Syariat Islam menjadi satu-satunya panduan dalam melaksanakan pembangunan. Negara bertanggung jawab menjalankan pembangunan bervisi akhirat sesuai syariat Islam. Karena itulah, negara harus memastikan terjaganya 8 maslahah dhoruriyat, yang meliputi penjagaan agama, jiwa, akal, harta, kehormatan, keamanan, dan negara. Seluruh penjagaan tersebut adalah untuk setiap warga negaranya.
Dengan tanggung jawab penuh dalam mengelola seluruh sumber daya yang ada, negara akan mampu mendanai seluruh proyek pembangunan. Kekayaan alam yang merupakan milik rakyat tidak akan pernah diserahkan kepada asing atau swasta. Tidak ada celah dibiarkan, sehingga kapitalis bisa bermain.
Indikator keberhasilan pembangunan menurut Islam adalah dari tercapainya manusia yang bertakwa kepada Allah Swt., bukan dari megahnya bangunan yang dihasilkan. Keberhasilan pembangunan juga terwujud dalam penerapan aturan Allah secara lengkap. Tidak lagi masanya pembangunan menghasilkan manusia yang rusak karena jauh dari agama. Justru sebaliknya, agama mengatur manusia dalam menjalankan setiap langkah pembangunannya.
Dengan demikian, ada empat poin pembangunan ala Islam;
Pertama, konsep pembangunan adalah menjaga tauhid.
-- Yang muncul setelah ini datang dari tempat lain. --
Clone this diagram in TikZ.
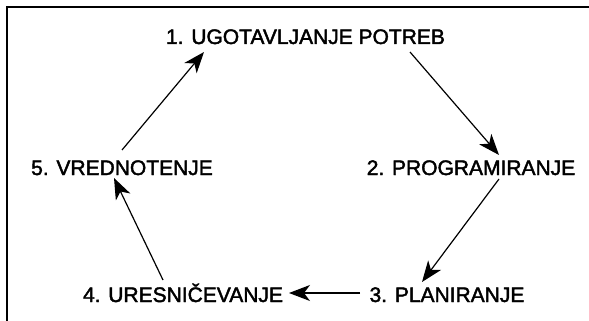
\documentclass[tikz,border=0pt]{standalone}
\usepackage{fontspec}
\newfontfamily\lblfont{Liberation Sans}[FakeBold=2]
\usetikzlibrary{arrows.meta}
\begin{document}
\begin{tikzpicture}[x=1pt,y=-1pt,
  lbl/.style={inner sep=0pt,anchor=base,font=\lblfont\fontsize{21}{24}\selectfont},
  arr/.style={line width=1.2pt,-{Stealth[length=21pt,width=16pt,inset=6pt]}},
  frame/.style={line width=1.6pt}]
\useasboundingbox (0,0) rectangle (589,321);
\coordinate (tl) at (7,7);
\coordinate (tr) at (589,7);
\coordinate (bl) at (7,321);
\draw[frame] (tr) -- (tl) -- (bl);
\node[lbl] (n1) at (305.5,44) {1. UGOTAVLJANJE POTREB};
\node[lbl] (n2) at (471,175) {2. PROGRAMIRANJE};
\node[lbl] (n3) at (447,302) {3. PLANIRANJE};
\node[lbl] (n4) at (183,302) {4. URESNIČEVANJE};
\node[lbl] (n5) at (122,175) {5. VREDNOTENJE};
\draw[arr] ([xshift=104.5pt,yshift=-8pt]n1.base) -- ([xshift=28pt,yshift=20pt]n2.base);
\draw[arr] ([xshift=28pt,yshift=-4pt]n2.base) -- ([xshift=-25pt,yshift=20pt]n3.base);
\draw[arr] ([xshift=-87pt,yshift=9pt]n3.base) -- ([xshift=106pt,yshift=9pt]n4.base);
\draw[arr] ([xshift=-20pt,yshift=22pt]n4.base) -- ([xshift=-8pt,yshift=-3pt]n5.base);
\draw[arr] ([yshift=25pt]n5.base) -- ([xshift=-101.5pt,yshift=-8pt]n1.base);
\end{tikzpicture}
\end{document}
Kedua, tujuan dan fungsi pembangunan tidak boleh melenceng dari prinsip dasar, yakni syariat Islam.
Ketiga, negara adalah yang menjalankan pembangunan.
Keempat, sumber pendanaan adalah dari Baitul Mal.
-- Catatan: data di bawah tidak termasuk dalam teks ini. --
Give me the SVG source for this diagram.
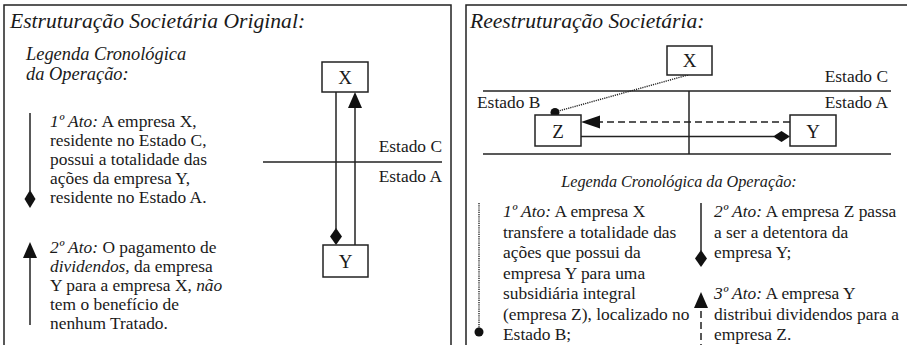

Salah satu bukti kemajuan pembangunan ala Islam adalah kota Cordoba di Spanyol pada masa kekhilafahan dinasti Umayyah. Kota ini menjadi teladan bagi seluruh kota di Eropa. Cordoba merupakan kota yang indah, tenang, rapi, bersih, terang, dan enak dipandang mata. Sangat jauh dibandingkan dengan kota-kota di Eropa yang kebanyakan kotor, lembap, gelap, jalanan yang becek, dan banyak kejahatan mengintai.
Cordoba juga menjadi pusat ekonomi dan budaya. Kota ini memiliki 700 masjid, 60 ribu bangunan, dan 70 unit perpustakaan yang salah satunya memiliki lebih dari 400 ribu buku. Di kota ini juga terdapat Universitas Cordoba yang terkenal ke seluruh penjuru dunia. Tak heran bila ia menjadi pusat ilmu pengetahuan. Cordoba menjadi mercusuar dunia kala itu.
Semua kemajuan itu diraih dengan tetap bersandar pada syariat. Spirit untuk membangun demi membawa kemanfaatan untuk umat telah mewjud pada kemajuan dari sisi fisik dan manusianya. Pembangunan tak berfokus pada materi, namun pada bagaimana prinsip tauhid bisa terjaga. Tauhid inilah yang kemudian menjaga manusia tetap di jalan-Nya hingga berkah Allah pun terus tercurah.
Itulah pembangunan yang berorientasi akhirat. Membangun di dunia sebagai jembatan menuju surga. Tiada lagi kemajuan semu akibat sistem kufur. Tiada lagi penderitaan akibat pembangunan yang menghinakan manusia. Tiada lagi kesengsaraan akibat penerapan sistem yang dimurkai Allah.
Saatnya manusia kembali pada aturan yang diridai-Nya. Saatnya kita membangun dengan tetap mematuhi koridor syariat Allah. Saatnya pula kita memperjuangkan tegaknya kembali Daulah Khilafah yang akan menjadikan syariat kaffah mewujudkan pembangunan bervisi akhirat.